An administration absorbed in scandal that has demonstrated a lack of transparency and accountability cannot be trusted to steward the public good, let alone affect the full and inclusive recovery for which Detroiters have long been waiting.

Amid growing public distrust of Detroit Mayor Mike Duggan and his administration, the City Council should reject his $250 million bond proposal to remove blight by 2025. The council is expected to take up the issue this week, but the city’s legislative body owes no allegiance to the mayor.

The council’s primary role is to check on the excesses of the administration to prevent abuse of public assets. Moreover, the council should ensure that there are many economic entry lanes for the Detroiters left behind in the recovery, and not just the well-connected in downtown.

No matter how sophisticated the mayor’s explanation for a new demolition bond (which would put Detroit taxpayers on the hook), the council should not fall for his latest political device. The council has a history of serving as a rubber stamp for whatever the mayor wants. Sometimes there is little room for exhaustive public debate because the administration has already garnered enough votes on council to pass whatever proposal the mayor wants.

But given that the administration has just emerged from a federal criminal demolition probe, which the mayor has tried to downplay, the council should stand up to Duggan. The council should be a band of dissenters willing to instill transparency and trust in government.

Contrary to how it has acted, the Duggan regime is not above reproach. The mayor continues to brush off every scandal revealed, no matter how damaging, because he expects no tough questions from the council. Even as his reputation diminishes in light of the latest scandals, the mayor still expects the council to dismiss the pitfalls of some of his programs.

The council bears the burden of responsibility of ensuring Detroit's comeback mirrors the aspirations of the larger impoverished community. Council members should assert themselves and question the mayor's programs, instead of jumping to co-sign his proposals before debate even begins.

No one is opposed to blight removal, but the mayor has not demonstrated that his administration can be trusted with another demolition deal in light of what occurred with the first one.

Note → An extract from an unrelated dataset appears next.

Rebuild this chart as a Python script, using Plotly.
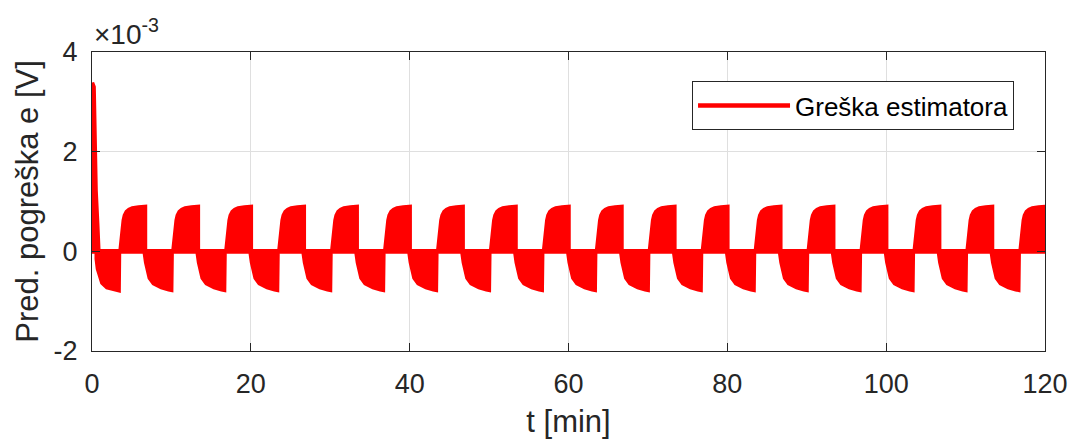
import plotly.graph_objects as go

# ---- data (time in min, error in units of 1e-3 V) ----
hump_end_t = [6.67, 13.33, 20.0, 26.67, 33.33, 40.0, 46.67, 53.33, 60.0,
              66.67, 73.33, 80.0, 86.67, 93.33, 100.0, 106.67, 113.33, 120.0]
# positive half-cycle envelope, time offsets relative to the hump end
pos_dt = [-3.08, -2.93, -2.8, -2.67, -2.53, -2.3, -2.0, -1.59, -0.8, 0.0]
pos_env = [0.0, 0.28, 0.48, 0.62, 0.72, 0.79, 0.83, 0.86, 0.88, 0.89]
# negative half-cycle envelope, time offsets relative to the preceding hump end
neg_dt = [0.0, 0.15, 0.35, 0.6, 1.1, 2.07, 3.0, 3.3, 3.36]
neg_env = [-0.05, -0.22, -0.42, -0.53, -0.64, -0.72, -0.76, -0.77, 0.0]
# initial transient
spike_t = [0.0, 0.0, 0.2, 0.27, 0.45, 0.65, 0.8]
spike_v = [0.0, 3.38, 3.3, 2.23, 1.22, 0.56, 0.0]
first_neg_t = [0.6, 0.75, 1.0, 1.3, 1.9, 2.9, 3.35, 3.4]
first_neg_v = [-0.15, -0.35, -0.52, -0.63, -0.72, -0.77, -0.78, 0.0]

x_ticks = [0, 20, 40, 60, 80, 100, 120]
y_ticks = [-2, 0, 2, 4]
SCALE = 1e-3

# ---- build the band polygons (each half cycle filled between 0 and envelope) ----
xs, ys = [], []


def add_poly(tt, vv):
    xs.extend([tt[0]] + list(tt) + [tt[-1], tt[0]] + [None])
    ys.extend([0.0] + [v * SCALE for v in vv] + [0.0, 0.0] + [None])


add_poly(spike_t, spike_v)
add_poly(first_neg_t, first_neg_v)
for i, te in enumerate(hump_end_t):
    add_poly([te + d for d in pos_dt], pos_env)
    if i < len(hump_end_t) - 1:
        add_poly([te + d for d in neg_dt], neg_env)
# zero baseline of the oscillation
xs.extend([0.0, 120.0, None])
ys.extend([0.0, 0.0, None])

RED = "#ff0000"
fig = go.Figure()
fig.add_trace(go.Scatter(x=xs, y=ys, mode="lines", fill="toself",
                         fillcolor=RED, line=dict(color=RED, width=0),
                         showlegend=False, hoverinfo="skip"))
fig.add_trace(go.Scatter(x=xs, y=ys, mode="lines", name="Greška estimatora",
                         line=dict(color=RED, width=4.5)))

FONT = "Liberation Sans, Arial, Helvetica, sans-serif"
AX = "#262626"
GRID = "#dfdfdf"

fig.update_layout(
    width=1070, height=439,
    margin=dict(l=92, r=25, t=52, b=88),
    paper_bgcolor="white", plot_bgcolor="white",
    font=dict(family=FONT, size=27, color=AX),
    showlegend=True,
    legend=dict(x=0.9675, y=0.903, xanchor="right", yanchor="top",
                bgcolor="white", bordercolor=AX, borderwidth=1,
                font=dict(family=FONT, size=26, color="black"),
                itemwidth=92, tracegroupgap=0),
    xaxis=dict(range=[0, 120], tickvals=x_ticks, ticktext=[str(v) for v in x_ticks],
               automargin=False,
               showgrid=True, gridcolor=GRID, gridwidth=1, zeroline=False,
               showline=True, linecolor=AX, linewidth=1, mirror="allticks",
               ticks="inside", ticklen=8, tickcolor=AX, tickwidth=1,
               ticklabelstandoff=9,
               tickfont=dict(family=FONT, size=27, color=AX),
               title=dict(text="t [min]", font=dict(family=FONT, size=31, color=AX),
                          standoff=20)),
    yaxis=dict(range=[-2 * SCALE, 4 * SCALE], tickvals=[v * SCALE for v in y_ticks],
               ticktext=[str(v) for v in y_ticks],
               automargin=False,
               showgrid=True, gridcolor=GRID, gridwidth=1, zeroline=False,
               showline=True, linecolor=AX, linewidth=1, mirror="allticks",
               ticks="inside", ticklen=8, tickcolor=AX, tickwidth=1,
               ticklabelstandoff=8,
               tickfont=dict(family=FONT, size=27, color=AX),
               title=dict(text="Pred. pogreška e [V]",
                          font=dict(family=FONT, size=31, color=AX), standoff=5)),
    annotations=[dict(xref="paper", yref="paper", x=0, y=1, xanchor="left",
                      yanchor="bottom", showarrow=False, xshift=0, yshift=0,
                      text="×10<sup>-3</sup>",
                      font=dict(family=FONT, size=28, color=AX))],
)

# remove the browser's default 8 px body margin so the figure sits at (0, 0)
fig.write_html("out.html", config={"displayModeBar": False},
               post_script="document.body.style.margin='0';")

Duggan doesn’t seem to be the kind of political leader who would go and ask for forgiveness for a series of missteps before his constituents. A political survivor, who cut his teeth during the administration of former Wayne County Executive Edward McNamara, Duggan seems to think he can wriggle through every scandal that undermines public faith in him and his administration. As a result, he can marshal a community public relations machine behind the latest bond proposal and pressure the City Council for support.

Council members were not elected by Duggan. They can, and should, say no to the mayor, who has yet to grasp the implications of a co-equal branch of government.